I was born on a Navy base in Tennessee, the reason my dad went out with my mom because he was attracted to her it seems from his side of the story. I only lived with him till I was two years old and my mom left him because she told me that he smacked her in the face with a gun. I think I asked him about it once and he denied it but he was also cheating on my mom at the time she claimed so thats also why she left him as well. When she left I had not seen him again till I was 16, now what happened in between those 14 years was pretty drastic.
For a few years my mom was hopping around to different family members, I can't really remember much of it because I was too young, but it was because she didn't have her husband; my dad to support her anymore. When my mom stopped living with her family I guess she found a better way of survival by moving in with friends, the first one was Susie. I had noticed Susie's kids had dads and I asked my mom about my dad around that time which was when I was in first grade. She told me that I have one and that he left us, and that he always wanted to own his own laundry-mat and maybe one day we would find. We always used laundry-mats to wash our clothes because we never had enough for our own washing machines or dryers so when I would go to laundry -mats with my mom I would always look for my dad.
I never found him and felt so sad about it, I thought it wasn't fair that other kids had fathers and that I didn't. I then tell my mom that I felt sad because of not having a dad, and her reply was well I can be your mom and your dad. That made me happy for a year or so, until I started to feel empty again you can say. I started going to church and started praying to god every night for my dad to return to some how save me from the hell I lived in which was my moms anger, our lack of money, not having food all the time, being hit, moving from house to house more then once a year sometimes, etc. All I wanted was for god to some how answer my prays to have my dad save me. That obviously never happened and I decided to think of god as my father, since I never really had and I had learned from religion that we are gods children so if that was so then I just started calling god dad/ father every night I prayed. I did this for years till I was a teenager, I was living with my aunt at the time and she tells me that they found my dad and that he lived in Florida.
I hated the fact that they found him, I had blamed my whole fucked up life on his absence, and now he is here. At first I didn't want to see him but when I moved back with my mom I did because it was back to living in poor conditions. I was told he was doing well off with money and I felt like he owed me because of how shitty my life was. I had went to go live with him for a month but it turned out that I lived with his mom instead, which was interesting but I wanted to go there for him to buy me things and do a lot of catching up, none of that happened, I saw him like three or four times the whole month I was down there and was even more disappointed with life.

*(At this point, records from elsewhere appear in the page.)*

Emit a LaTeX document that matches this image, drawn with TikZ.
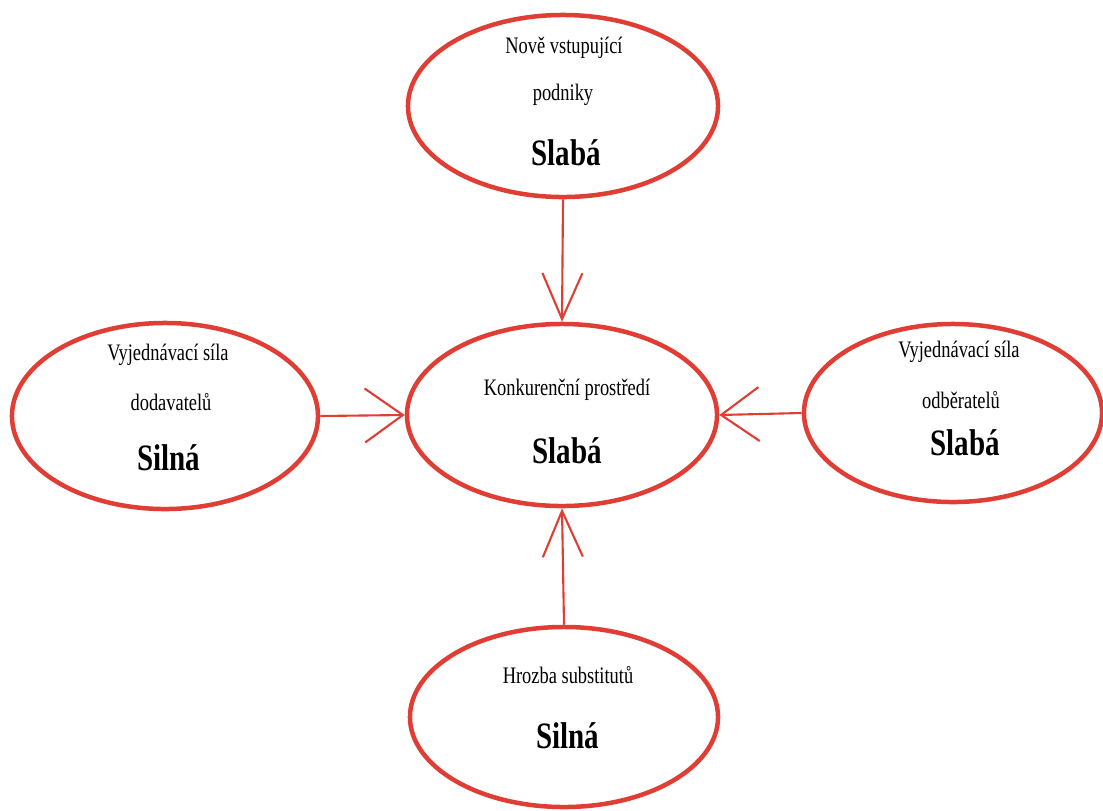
\documentclass[tikz,border=0pt]{standalone}
\usepackage{fontspec}
\setmainfont[FakeStretch=0.78]{Liberation Serif}
\usepackage{tikz}
\usetikzlibrary{arrows.meta,%
                shapes.geometric,positioning}
\definecolor{porterred}{RGB}{224,62,52}

\begin{document}
\begin{tikzpicture}[x=0.025cm,y=-0.025cm,
  force/.style={ellipse,draw=porterred,line width=3.2pt,inner sep=0pt},
  sm/.style={anchor=base,font=\fontsize{16.8}{19}\selectfont},
  big/.style={anchor=base,font=\fontsize{26.5}{29}\selectfont\bfseries},
  push/.style={draw=porterred,line width=1.5pt},
  vtip/.style={-{Straight Barb[length=1.15cm,width=1cm]}},
  htip/.style={-{Straight Barb[length=0.95cm,width=1.35cm]}}]
\useasboundingbox (0,0) rectangle (1103,810);
\node[force,minimum width=7.75cm,minimum height=4.55cm] (nove) at (563,106) {};
\node[force,minimum width=7.75cm,minimum height=4.55cm] (centre) at (562,415) {};
\node[force,minimum width=7.65cm,minimum height=4.65cm] (dodav) at (165,416) {};
\node[force,minimum width=7.45cm,minimum height=4.45cm] (odber) at (953,413) {};
\node[force,minimum width=7.7cm,minimum height=4.5cm] (subst) at (564,717) {};
\node[sm] (nove1) at (564,53) {Nově vstupující};
\node[sm] (nove2) at (563,100) {podniky};
\node[big] (nove3) at (566,165) {Slabá};
\node[sm] (centre1) at (567,395) {Konkurenční prostředí};
\node[big] (centre2) at (567,463) {Slabá};
\node[sm] (dodav1) at (168,360) {Vyjednávací síla};
\node[sm] (dodav2) at (171,410) {dodavatelů};
\node[big] (dodav3) at (169,470) {Silná};
\node[sm] (odber1) at (959,357) {Vyjednávací síla};
\node[sm] (odber2) at (961,408) {odběratelů};
\node[big] (odber3) at (965,455) {Slabá};
\node[sm] (subst1) at (568,683) {Hrozba substitutů};
\node[big] (subst2) at (568,748) {Silná};
\draw[push,vtip] (nove.south) -- (centre.north);
\draw[push,vtip] (subst.north) -- (centre.south);
\draw[push,htip] (dodav.east) -- (centre.west);
\draw[push,htip] (odber.west) -- (centre.east);
\end{tikzpicture}
\end{document}
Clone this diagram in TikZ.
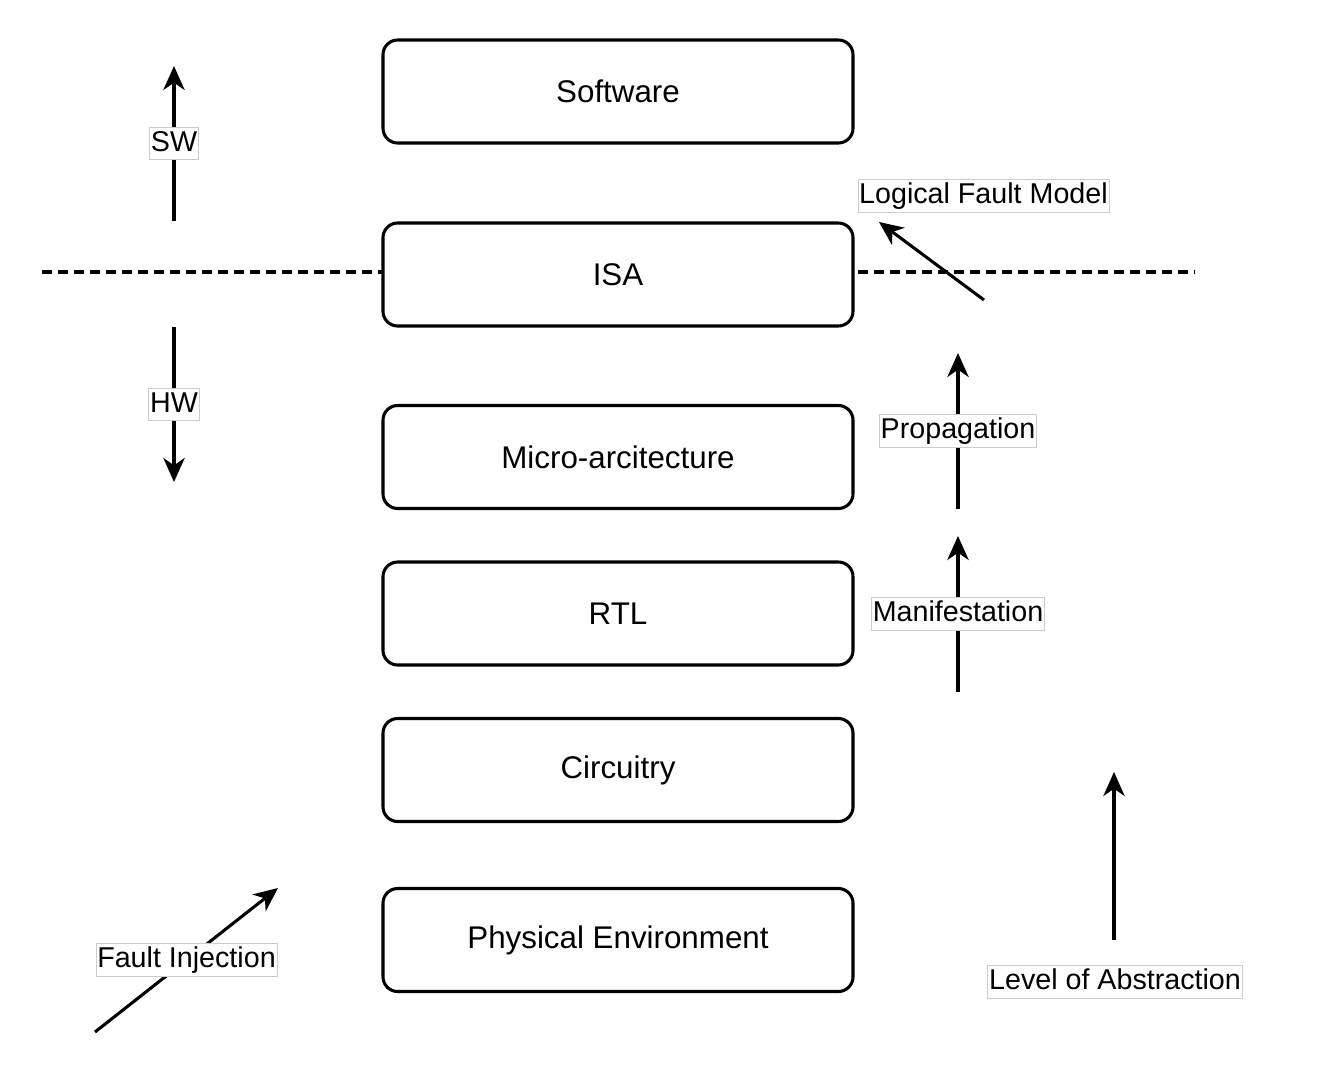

When I came back I tried to have as much fun as possible to forget my life and what has happened in it. Stopped praying completely and went to drugs and alcohol and cigarettes completely. So for 6 years I fucked myself over not having a dad and blaming him for my shitty lifestyle.
About a year and a half ago he introduced me into the law of attraction and like the gullible fool I was I listened and tried to practice it through my meditation; what I got from it was just a bunch of made up bullshit information. I saw that my dad had nice cars and houses and thought it worked, and it worked for me too but in the context of what I existed as, and at that time was fun and knowledge seeking, so thats all that I got from the law of attraction. I hated my dad in the sense that he had all this money to feed his greed but couldn't support his in need of money kid. That's how I saw that as and then came to Desteni which I asked for money to help pay for as well and got a no as well. He says he supports me and what I do but it is just mental support, no actual physical support so when he told me that I meant nothing because nothing has changed. I can't count on him to support me and this whole time that is what I looked for, was his support. I can only count on myself as self support.